A full-sized, floodlit, astroturf pitch was added in 2006. A new Learning Resource Centre, library, and specialist IT educational facility were added in 2007.

==Academy status==
At the start of August 2011, Hazelwick School became an academy in line with new laws passed by the government. Academy status was sought due to the school governing body and parental community wanting to have independent control over the school, believing that in the long run the school itself (and the governing body) is best placed to make decisions about its future development.

==Students==
The school caters for around 2000 pupils who are separated into 7 different years within the school. Years 7 to 8 study at Key Stage 3. Years 9 to 11 study at Key Stage 4 and obtain a variety of qualifications such as; GCSEs, BTECs, NVQs with most pupils choosing to continue on to A Levels. At Hazelwick's sixth form, approximately 400 students are taught at Key Stage 5 which provides several qualifications for students to obtain, with the main being A Levels. A range of other higher level awards such as BTEC and NVQ are also offered by the school.

==Curriculum==
The school offers core subjects such as Maths, Science and English, and optional subjects such as Drama, Electronics, Art, Music and Computer Science.
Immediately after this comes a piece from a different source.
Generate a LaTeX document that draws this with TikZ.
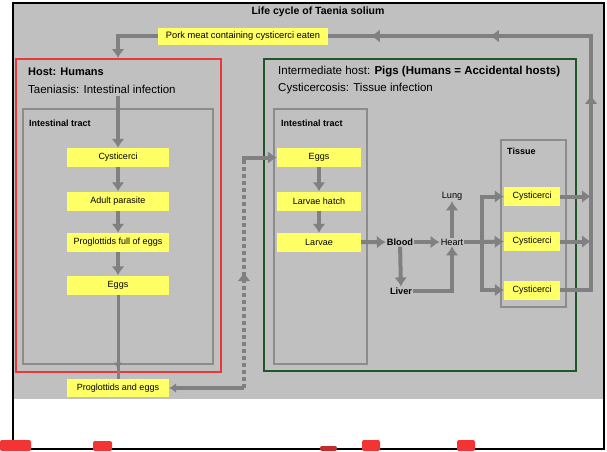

At GCSE level students are made to pick 4 optional subjects (along with Maths, Science and English).

==Notable former pupils==

See also: People educated at Hazelwick School
- Erin Doherty, actress, Jessie March in Call the Midwife (2017), Fabienne in Les Misérables (2018), Princess Anne in The Crown (2019).
- Brad Hall (1990-), British bobsledder.
- Kathy Jenn (later Kathy Garson), England international rugby union player and member of the 1994 Women’s Rugby World Cup–winning squad
- Philip Lawson, singer, composer, arranger, baritone with The King's Singers (1994–present)
- Abdul Waheed Majeed, the first British suicide bomber in the Syrian civil war
- Alex Mayer, Member of Parliament for Dunstable and Leighton Buzzard (2024-) and former Member of the European Parliament (2016–2019)
- Alan Minter, boxer
- Laura Moffatt, former Member of Parliament for Crawley (1997–2010)
- Romesh Ranganathan, comedian (later worked at the school as a maths teacher - see notable former teachers)
- Grace Saif, actress known for Doctors and the Netflix show 13 Reasons Why.
- Gareth Southgate, England manager (2016–2024), former England football player, and Middlesbrough manager/player.
- David Tong, professor of theoretical physics, University of Cambridge.
- Dan Walker, BBC breakfast presenter, former sports presenter, born and raised in Crawley.

==Notable former teachers==
- Romesh Ranganathan, comedian (head of sixth form and maths teacher).